About 12 million U.S. workers had squirreled away an average of $77,300 in their 401(k) accounts, as of 2012, according to a Fidelity Investments study published by MSN Money. The Internal Revenue Service allows you to stash cash in your 401(k) before paying income taxes on the money, which grows tax-free until you take it out. There is no limit on how many withdrawals you can make. After age 59 1/2, you can take money out without getting hit with the dreaded early withdrawal penalty.
Withdrawals After 59 1/2
To encourage retirement saving, the IRS slaps you with a 10 percent penalty if you siphon money from your 401(k) before reaching 59 1/2, unless you can prove a financial hardship. This is on top of regular income taxes on the withdrawal. While the penalty disappears after 59 1/2, you'll still be liable for the income taxes. If you have a Roth 401(k) account, the contributions are made with after-tax dollars.
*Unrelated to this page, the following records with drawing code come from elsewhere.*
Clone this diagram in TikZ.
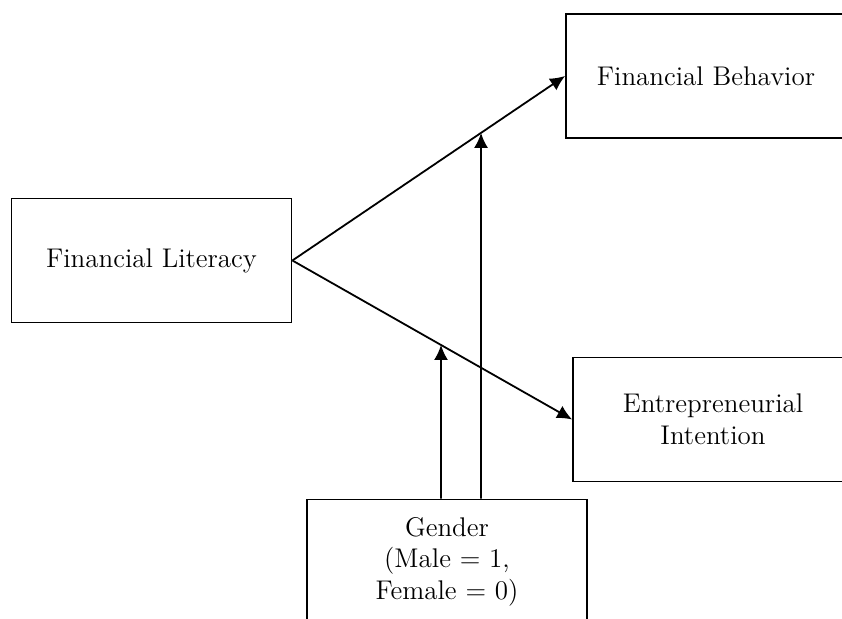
\documentclass[tikz,border=0pt]{standalone}
\usetikzlibrary{arrows.meta,positioning}
\tikzset{%
	block/.style    = {draw, rectangle, line width=0.9pt, minimum width=140pt, minimum height=62pt, align=center, font=\fontsize{13.5}{15.8}\selectfont},
	arrow/.style    = {line width=0.9pt, -{Latex[length=7.5pt,width=7pt]}},
	waypoint/.style = {coordinate},
}
\begin{document}
\begin{tikzpicture}[x=0.5pt,y=-0.5pt]
	\useasboundingbox (0,0) rectangle (842,619);
	\clip (0,0) rectangle (842,619);
	\node [block] (lit) at (151.5,260.5) {Financial Literacy};
	\node [block] (beh) at (706,76) {Financial Behavior};
	\node [block] (ent) at (713,419.5) {Entrepreneurial\\Intention};
	\node [block] (gen) at (447,561.5) {Gender\\(Male = 1,\\Female = 0)};
	\node [waypoint] (gl) at ([xshift=-3pt]gen.north) {};
	\node [waypoint] (gr) at ([xshift=17pt]gen.north) {};
	\node [waypoint] (glu) at (gl |- lit.north) {};
	\node [waypoint] (gru) at (gr |- beh.north) {};
	
	\draw[arrow] (lit.east) -- (beh.west);
	\draw[arrow] (lit.east) -- (ent.west);
	\draw[arrow] (gl) -- (intersection of lit.east--ent.west and gl--glu);
	\draw[arrow] (gr) -- (intersection of lit.east--beh.west and gr--gru);
\end{tikzpicture}
\end{document}
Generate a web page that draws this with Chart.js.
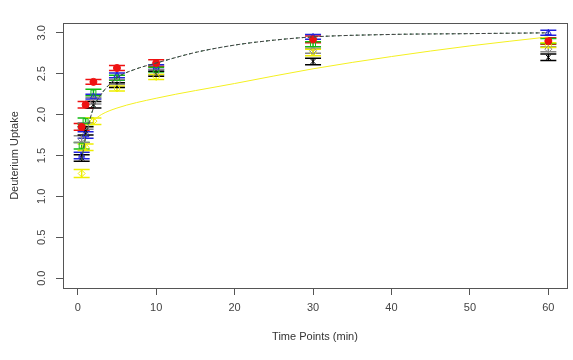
<!DOCTYPE html>
<html>
<head>
<meta charset="utf-8">
<script src="https://cdn.jsdelivr.net/npm/chart.js@4"></script>
<style>
  html, body { margin: 0; padding: 0; background: #fff; }
  #wrap { width: 573px; height: 360px; }
</style>
</head>
<body>
<div id="wrap"><canvas id="grafico" width="573" height="360"></canvas></div>
<script>
// time points (min)
var tempi = [0.5, 1, 2, 5, 10, 30, 60];

// deuterium uptake per replicate
var rosso  = [1.85, 2.12, 2.40, 2.57, 2.63, 2.92, 2.90];
var blu    = [1.50, 1.75, 2.22, 2.48, 2.58, 2.95, 3.00];
var verde  = [1.62, 1.92, 2.27, 2.45, 2.55, 2.86, 2.90];
var nero   = [1.47, 1.80, 2.12, 2.36, 2.50, 2.65, 2.70];
var giallo = [1.28, 1.60, 1.92, 2.32, 2.46, 2.76, 2.85];
var grigio = [1.70, 1.86, 2.17, 2.40, 2.52, 2.78, 2.80];

// error half-widths
var errRosso  = [0.04, 0.04, 0.03, 0.03, 0.04, 0.04, 0.04];
var errBlu    = [0.04, 0.04, 0.03, 0.03, 0.03, 0.03, 0.03];
var errVerde  = [0.04, 0.04, 0.04, 0.03, 0.03, 0.03, 0.03];
var errNero   = [0.04, 0.05, 0.04, 0.03, 0.03, 0.04, 0.04];
var errGiallo = [0.05, 0.04, 0.04, 0.03, 0.03, 0.04, 0.03];
var errGrigio = [0.04, 0.04, 0.04, 0.03, 0.03, 0.03, 0.03];

// fitted curves
var tempiFit   = [0.5, 1, 2, 3, 5, 7.5, 10, 15, 20, 25, 30, 40, 50, 60];
var fitMedia   = [1.45, 1.72, 2.08, 2.25, 2.45, 2.56, 2.63, 2.76, 2.85, 2.91, 2.95, 2.98, 2.99, 3.0];
var tempiGiallo = [2, 3, 5, 10, 20, 30, 40, 50, 60];
var fitGiallo   = [1.93, 2.0, 2.08, 2.2, 2.38, 2.56, 2.71, 2.84, 2.95];

var xTicks = [0, 10, 20, 30, 40, 50, 60];
var yTicks = [0, 0.5, 1, 1.5, 2, 2.5, 3];

function punti(xs, ys) {
    var out = [];
    for (var i = 0; i < xs.length; i++) out.push({x: xs[i], y: ys[i]});
    return out;
}

function serie(colore, valori, err, stile, pieno) {
    return {
        type: 'scatter',
        data: punti(tempi, valori),
        err: err,
        borderColor: colore,
        backgroundColor: pieno ? colore : 'rgba(0,0,0,0)',
        pointStyle: stile,
        pointRadius: 3.5,
        borderWidth: 1,
        showLine: false
    };
}

function curva(xs, ys, colore, dash, spessore) {
    return {
        type: 'line',
        data: punti(xs, ys),
        borderColor: colore,
        borderWidth: spessore,
        borderDash: dash,
        pointRadius: 0,
        cubicInterpolationMode: 'monotone',
        fill: false
    };
}

var font = {family: 'Liberation Sans, Arial, sans-serif', size: 11};

var barreErrore = {
    id: 'barreErrore',
    beforeDatasetsDraw: function (chart) {
        var ctx = chart.ctx, xs = chart.scales.x, ys = chart.scales.y;
        ctx.save();
        ctx.lineWidth = 1.5;
        chart.data.datasets.forEach(function (ds) {
            if (!ds.err) return;
            ctx.strokeStyle = ds.borderColor;
            ds.data.forEach(function (p, i) {
                var x = xs.getPixelForValue(p.x);
                var y1 = ys.getPixelForValue(p.y - ds.err[i]);
                var y2 = ys.getPixelForValue(p.y + ds.err[i]);
                ctx.beginPath();
                ctx.moveTo(x, y1); ctx.lineTo(x, y2);
                ctx.moveTo(x - 8, y1); ctx.lineTo(x + 8, y1);
                ctx.moveTo(x - 8, y2); ctx.lineTo(x + 8, y2);
                ctx.stroke();
            });
        });
        ctx.restore();
    },
    afterDraw: function (chart) {
        var a = chart.chartArea, ctx = chart.ctx, ys = chart.scales.y;
        ctx.save();
        ctx.strokeStyle = '#555';
        ctx.lineWidth = 1;
        ctx.strokeRect(a.left + 0.5, a.top + 0.5, a.right - a.left, a.bottom - a.top);
        // y tick labels, rotated like R
        ctx.fillStyle = '#444';
        ctx.font = font.size + 'px ' + font.family;
        ctx.textAlign = 'center';
        ctx.textBaseline = 'middle';
        yTicks.forEach(function (v) {
            ctx.save();
            ctx.translate(42, ys.getPixelForValue(v));
            ctx.rotate(-Math.PI / 2);
            ctx.fillText(v.toFixed(1), 0, 0);
            ctx.restore();
        });
        ctx.restore();
    }
};

new Chart(document.getElementById('grafico'), {
    data: {
        datasets: [
            curva(tempiFit, fitMedia, '#444', [4, 2], 1),
            curva(tempiFit, fitMedia, '#3a9a3a', [2, 4], 1),
            curva(tempiFit, fitMedia, '#4455bb', [1, 5], 1),
            curva(tempiGiallo, fitGiallo, '#f4f020', [], 1),
            serie('#ee1111', rosso, errRosso, 'circle', true),
            serie('#2222dd', blu, errBlu, 'triangle', false),
            serie('#11bb11', verde, errVerde, 'rect', false),
            serie('#888888', grigio, errGrigio, 'rectRot', false),
            serie('#eeee00', giallo, errGiallo, 'rectRot', false),
            serie('#000000', nero, errNero, 'crossRot', false)
        ]
    },
    options: {
        responsive: false,
        animation: false,
        layout: {padding: {left: 0, right: 6, top: 23, bottom: 0}},
        plugins: {legend: {display: false}, tooltip: {enabled: false}},
        scales: {
            x: {
                type: 'linear',
                min: -1.88, max: 62.38,
                afterBuildTicks: function (s) { s.ticks = xTicks.map(function (v) { return {value: v}; }); },
                afterFit: function (s) { s.height = 72; },
                grid: {drawOnChartArea: false, drawTicks: true, tickLength: 7, color: '#555'},
                border: {display: false},
                ticks: {font: font, color: '#444', padding: 6, maxRotation: 0, callback: function (v) { return v; }},
                title: {display: true, text: 'Time Points (min)', font: font, color: '#333', padding: {top: 4, bottom: 16}}
            },
            y: {
                type: 'linear',
                min: -0.12, max: 3.12,
                afterBuildTicks: function (s) { s.ticks = yTicks.map(function (v) { return {value: v}; }); },
                afterFit: function (s) { s.width = 63; },
                grid: {drawOnChartArea: false, drawTicks: true, tickLength: 7, color: '#555'},
                border: {display: false},
                ticks: {display: false},
                title: {display: true, text: 'Deuterium Uptake', font: font, color: '#333', padding: {top: 8, bottom: 4}}
            }
        }
    },
    plugins: [barreErrore]
});
</script>
</body>
</html>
Roth withdrawals are tax-free, as long as you've had the account open at least five years.
In the year after you reach 70 1/2, withdrawals from your 401(k) are no longer optional. The IRS requires the plan administrator to start paying you regular yearly installments from your account, based on your life expectancy. The idea behind this rule is to distribute the entire balance to you before your death. You may take a larger payout, but your plan's rules may limit how often you can do this.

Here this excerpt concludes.